第二に注目したいのは、5節の「この人(つまり主イエス)が何か言いつけたら、その通りにしてください」という促しを聞き入れ、7節で主イエスがおっしゃる言葉に素直に聞き従うということです。「イエスが『水瓶に水をいっぱいに入れなさい』と言われると、召使いたちは瓶の縁まで水を満たした」とあります。召使いたちがイエスの言葉に素直に従った時、どのようなことが起ったでしょうか。水が一瞬にして最高級のぶどう酒に変わるという今までに経験したことのない体験をするのです。
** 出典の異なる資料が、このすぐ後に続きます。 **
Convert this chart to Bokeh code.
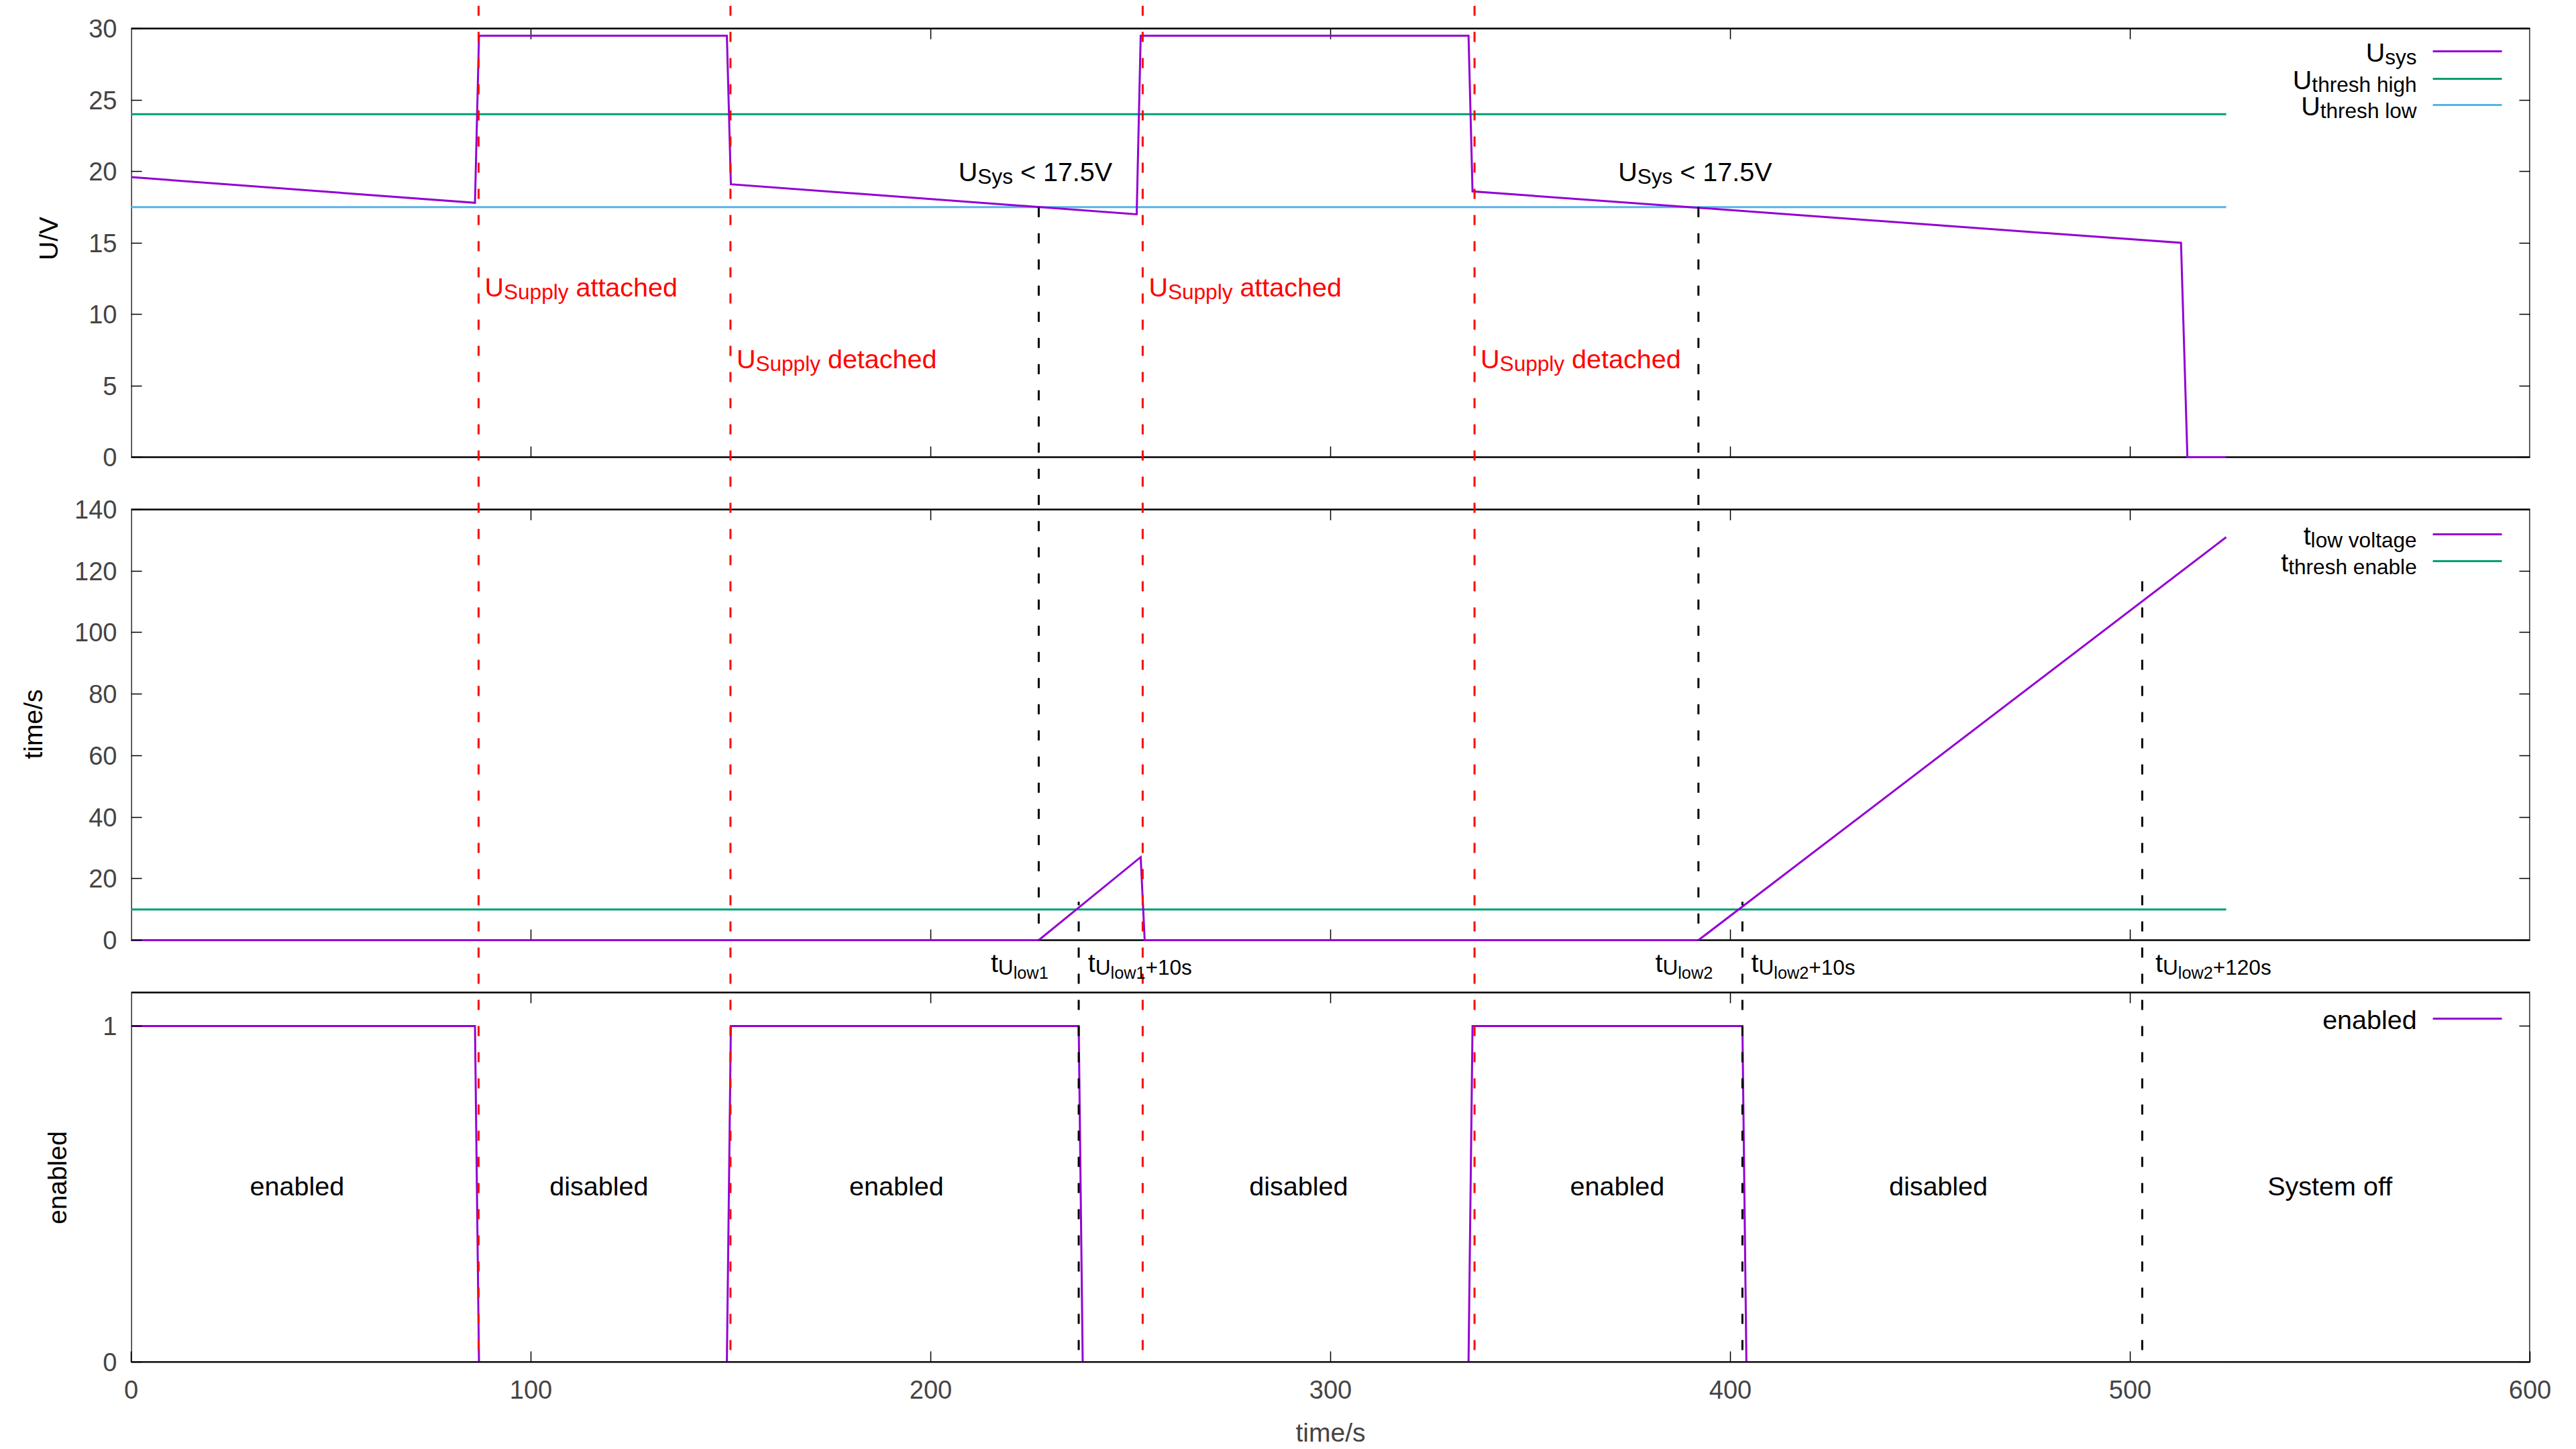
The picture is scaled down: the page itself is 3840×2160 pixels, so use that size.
import math
from bokeh.plotting import figure
from bokeh.layouts import row
from bokeh.models import Range1d, LinearAxis, FixedTicker, ColumnDataSource
from bokeh.core.properties import value, field
from bokeh.embed import file_html
from bokeh.resources import INLINE

# ---------------- data ----------------
T_USYS = [0, 86, 87, 149, 150, 251.5, 252.5, 334.5, 335.5, 512.7, 514.3, 524]
U_SYS = [19.6, 17.8, 29.5, 29.5, 19.1, 17.0, 29.5, 29.5, 18.6, 15.0, 0.0, 0.0]
T_THRESH = [0, 524]
U_THRESH_HIGH = [24.0, 24.0]
U_THRESH_LOW = [17.5, 17.5]

T_TLOW = [0, 227, 252.5, 253.5, 392, 524]
T_LOW_VOLTAGE = [0, 0, 27, 0, 0, 131]
T_THRESH_ENABLE = [10.0, 10.0]

T_ENABLED = [0, 86, 87, 149, 150, 237, 238, 334.5, 335.5, 403, 404, 524]
ENABLED = [1, 1, 0, 0, 1, 1, 0, 0, 1, 1, 0, 0]

SUPPLY_T = [86.9, 149.9, 253.0, 336.0]
SUPPLY_TEXT = ["attached", "detached", "attached", "detached"]
ULOW_T = [227, 392]          # U_sys drops below 17.5 V
ULOW_LIMIT = 17.5
ENABLE_T = [237, 403]        # t_Ulow + 10 s
ENABLE_START = 12.5
OFF_T = 503                  # t_Ulow2 + 120 s
OFF_START = 117

STATE_T = [41.5, 117, 191.4, 292, 371.7, 452, 550]
STATE_TEXT = ["enabled", "disabled", "enabled", "disabled", "enabled", "disabled", "System off"]

X_TICKS = [0, 100, 200, 300, 400, 500, 600]
U_TICKS = [0, 5, 10, 15, 20, 25, 30]
TIME_TICKS = [0, 20, 40, 60, 80, 100, 120, 140]
EN_TICKS = [0, 1]
Y_LABELS = ["U/V", "time/s", "enabled"]

PURPLE, GREEN, BLUE = "#9400d3", "#009e73", "#56b4e9"
RED = "#ff0000"
FONT = "Liberation Sans"

# ---------------- layout ----------------
W, H = 3840, 2160
LW = 108                      # width of the strip holding the rotated y labels
FL, FR, FT, FB = 193, 3771, 8, 2030
PANELS = {
    "top": (42, 681, 0.0, 30.0),
    "mid": (759, 1401, 0.0, 140.0),
    "bot": (1479, 2030, 0.0, 1.1),
}
TICK = 16
BASE_FIX = 13


def sy(panel, v):
    top, bot, v0, v1 = PANELS[panel]
    return bot - (v - v0) / (v1 - v0) * (bot - top)


def val_at(panel, s):
    top, bot, v0, v1 = PANELS[panel]
    return v0 + (bot - s) / (bot - top) * (v1 - v0)


def px(t):
    return FL + t / 600.0 * (FR - FL)


p = figure(width=W - LW, height=H, x_range=Range1d(0, 600), y_range=Range1d(-FB, -FT),
           output_backend="svg", toolbar_location=None,
           min_border_left=FL - LW, min_border_right=W - FR,
           min_border_top=FT, min_border_bottom=H - FB,
           background_fill_color="white", border_fill_color="white")
p.outline_line_color = None
p.grid.visible = False
p.extra_x_ranges = {"px": Range1d(FL, FR)}
p.extra_y_ranges = {k: Range1d(val_at(k, FB), val_at(k, FT)) for k in PANELS}

# y ticks of all three panels on one left axis (global pixel coordinates)
ytick_pos, overrides = [], {}
for name, ticks in (("top", U_TICKS), ("mid", TIME_TICKS), ("bot", EN_TICKS)):
    for t in ticks:
        g = round(-sy(name, t), 3)
        ytick_pos.append(g)
        overrides[g] = str(t)

yax = p.yaxis[0]
yax.ticker = FixedTicker(ticks=ytick_pos, minor_ticks=[])
yax.major_label_overrides = overrides
yax.major_tick_in = TICK
yax.major_tick_out = 0
yax.major_tick_line_width = 1.5
yax.axis_line_color = None
yax.major_label_text_font = FONT
yax.major_label_text_font_size = "38px"
yax.major_label_standoff = 21

rax = LinearAxis(ticker=FixedTicker(ticks=ytick_pos, minor_ticks=[]),
                 major_tick_in=TICK, major_tick_out=0, major_tick_line_width=1.5,
                 axis_line_color=None, major_label_text_font_size="1px",
                 major_label_overrides={g: "" for g in ytick_pos}, major_label_standoff=0)
p.add_layout(rax, "right")

xax = p.xaxis[0]
xax.ticker = FixedTicker(ticks=X_TICKS, minor_ticks=[])
xax.major_tick_in = TICK
xax.major_tick_out = 0
xax.major_tick_line_width = 1.5
xax.axis_line_width = 2
xax.major_label_text_font = FONT
xax.major_label_text_font_size = "38px"
xax.major_label_standoff = 27
xax.axis_label = "time/s"
xax.axis_label_text_font = FONT
xax.axis_label_text_font_size = "39px"
xax.axis_label_text_font_style = "normal"
xax.axis_label_standoff = 26

# panel borders
for name, (top, bot, v0, v1) in PANELS.items():
    p.quad(left=[0], right=[600], bottom=[v0], top=[v1], y_range_name=name,
           fill_color=None, line_color="black", line_width=2.5)

# x ticks on the inner panel borders
tx0, ty0, ty1 = [], [], []
for name, (top, bot, v0, v1) in PANELS.items():
    for t in X_TICKS[1:-1]:
        tx0.append(t); ty0.append(-top); ty1.append(-(top + TICK))
        if name != "bot":
            tx0.append(t); ty0.append(-bot); ty1.append(-(bot - TICK))
p.segment(x0=tx0, x1=tx0, y0=ty0, y1=ty1, line_color="black", line_width=1.5)

# data series
p.line(T_THRESH, U_THRESH_HIGH, y_range_name="top", line_color=GREEN, line_width=3)
p.line(T_THRESH, U_THRESH_LOW, y_range_name="top", line_color=BLUE, line_width=3)
p.line(T_USYS, U_SYS, y_range_name="top", line_color=PURPLE, line_width=3, line_join="miter")
p.line(T_THRESH, T_THRESH_ENABLE, y_range_name="mid", line_color=GREEN, line_width=3)
p.line(T_TLOW, T_LOW_VOLTAGE, y_range_name="mid", line_color=PURPLE, line_width=3, line_join="miter")
p.line(T_ENABLED, ENABLED, y_range_name="bot", line_color=PURPLE, line_width=3, line_join="miter")

# red dashed supply events across all panels
p.segment(x0=SUPPLY_T, x1=SUPPLY_T, y0=[-FT] * len(SUPPLY_T), y1=[-2052] * len(SUPPLY_T),
          line_color=RED, line_width=3, line_dash="15 24")

# black dashed markers
bx, by0, by1 = [], [], []
for t in ULOW_T:
    bx.append(t); by0.append(-sy("top", ULOW_LIMIT)); by1.append(-sy("mid", 0))
for t in ENABLE_T:
    bx.append(t); by0.append(-2051); by1.append(-sy("mid", ENABLE_START))
bx.append(OFF_T); by0.append(-2051); by1.append(-sy("mid", OFF_START))
p.segment(x0=bx, x1=bx, y0=by0, y1=by1, line_color="black", line_width=3, line_dash="15 24")

# ---------------- rich text (sub-/subscripts) ----------------
FS = 39.5
SIZES = [FS, FS * 0.8, FS * 0.64]
SHIFT = [0, 7, 15]
AW = {' ': 278, '+': 584, '<': 584, '.': 278, '/': 278,
      'S': 667, 'U': 722, 'V': 667,
      'a': 556, 'b': 556, 'c': 500, 'd': 556, 'e': 556, 'f': 278, 'g': 556, 'h': 556,
      'i': 222, 'l': 222, 'n': 556, 'o': 556, 'p': 556, 'r': 333, 's': 500, 't': 278,
      'v': 500, 'w': 722, 'y': 500, 'm': 833}


def tw(s, size):
    return sum(AW.get(c, 556) for c in s) * size / 1000.0


rows = dict(x=[], y=[], text=[], size=[], color=[])


def rich(pieces, x, base, align="left", color="black"):
    widths = [tw(t, SIZES[l]) for t, l in pieces]
    total = sum(widths)
    x0 = x - total if align == "right" else (x - total / 2 if align == "center" else x)
    for (t, l), w in zip(pieces, widths):
        s = t.lstrip(" ")
        lead = tw(t[:len(t) - len(s)], SIZES[l])
        rows["x"].append(x0 + lead)
        rows["y"].append(-(base + SHIFT[l] - BASE_FIX))
        rows["text"].append(s)
        rows["size"].append(f"{SIZES[l]:.1f}px")
        rows["color"].append(color)
        x0 += w


for t, txt in zip(SUPPLY_T, SUPPLY_TEXT):
    rich([("U", 0), ("Supply", 1), (" " + txt, 0)], px(t) + 9,
         440 if txt == "attached" else 547, color=RED)
for t in ULOW_T:
    rich([("U", 0), ("Sys", 1), (f" < {ULOW_LIMIT}V", 0)], px(t) - 5, 268, align="center")

rich([("t", 0), ("U", 1), ("low1", 2)], px(215.0), 1447)
rich([("t", 0), ("U", 1), ("low1", 2), ("+10s", 1)], px(239.3), 1447)
rich([("t", 0), ("U", 1), ("low2", 2)], px(381.2), 1447)
rich([("t", 0), ("U", 1), ("low2", 2), ("+10s", 1)], px(405.2), 1447)
rich([("t", 0), ("U", 1), ("low2", 2), ("+120s", 1)], px(506.3), 1447)

for t, txt in zip(STATE_T, STATE_TEXT):
    rich([(txt, 0)], px(t), 1780, align="center")

# legends
LEG_R, LS0, LS1 = 3602, 3626, 3729
legend = [
    ([("U", 0), ("sys", 1)], 76, PURPLE),
    ([("U", 0), ("thresh high", 1)], 117, GREEN),
    ([("U", 0), ("thresh low", 1)], 156, BLUE),
    ([("t", 0), ("low voltage", 1)], 796, PURPLE),
    ([("t", 0), ("thresh enable", 1)], 836, GREEN),
    ([("enabled", 0)], 1518, PURPLE),
]
lsrc = dict(x0=[], x1=[], y=[], c=[])
for pieces, ly, col in legend:
    rich(pieces, LEG_R, ly + 14, align="right")
    lsrc["x0"].append(LS0); lsrc["x1"].append(LS1); lsrc["y"].append(-ly); lsrc["c"].append(col)
p.segment(x0="x0", x1="x1", y0="y", y1="y", line_color="c", line_width=3,
          source=ColumnDataSource(lsrc), x_range_name="px")

p.text(x="x", y="y", text="text", source=ColumnDataSource(rows), x_range_name="px",
       text_font=value(FONT), text_font_size=field("size"), text_color=field("color"),
       text_align="left", text_baseline="alphabetic")

# ---------------- strip with the rotated y-axis labels ----------------
lab = figure(width=LW, height=H, x_range=Range1d(0, LW), y_range=Range1d(-FB, -FT),
             output_backend="svg", toolbar_location=None,
             x_axis_location=None, y_axis_location=None,
             min_border_left=0, min_border_right=0,
             min_border_top=FT, min_border_bottom=H - FB,
             background_fill_color="white", border_fill_color="white")
lab.outline_line_color = None
lab.grid.visible = False
lab.text(x=[85 - BASE_FIX, 62 - BASE_FIX, 98 - BASE_FIX], y=[-355, -1079, -1755], text=Y_LABELS,
         angle=math.pi / 2, text_align="center", text_baseline="alphabetic",
         text_font=value(FONT), text_font_size="39px", text_color="black")

layout = row(lab, p)
open("out.html", "w").write(file_html(layout, INLINE))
すべて主イエスの力によって起こされました。

召使いたちは、主イエスがどのように水をぶどう酒に変えたのか分かりませんでしたが、イエスがそのようにしたということは信じることができました。同様に、私たちも主イエスがどのように私たちの願いを叶えてくださるか分かりませんが、主イエスが奇蹟を起こされる、起こしてくださると信じることが恵みのうちに許されています。

もう一つ私たちに出来る事、それはとにかく主イエスの言葉に素直に従うことです。水をいぶどう酒に変えられる時、主は「水よ、ぶどう酒に変われ!」と言葉で命じませんでした。主イエスの意志がそこに働いて、水がぶどう酒になりました。ここで示されていることは、主イエスは何も仰せになられなくても、意志だけで物事を造られるお方であるということです。すべては、神の、そして主イエスのご意志のままになされていく、それを信じて素直に従ってゆく時、私たちは主の栄光を拝し、恵みに与り、信仰が育まれて強まるのです。

私たちが共に力を合わせて主の言葉に素直に従順に従い、水瓶に水をいっぱいに満たす時、この教会を恵みで満たし、この教会を用いて栄光を現され、主イエスを救い主と信じる者たちが次から次へと起こされてゆきます。それまで、主イエスを共に信じ、主の言葉に共に素直に聞き従い、共に主と隣人に仕える者として生きましょう。その時に、私たちの願いが祝福のうちに叶えられます。そう信じましょう。従いましょう。仕えましょう。共に。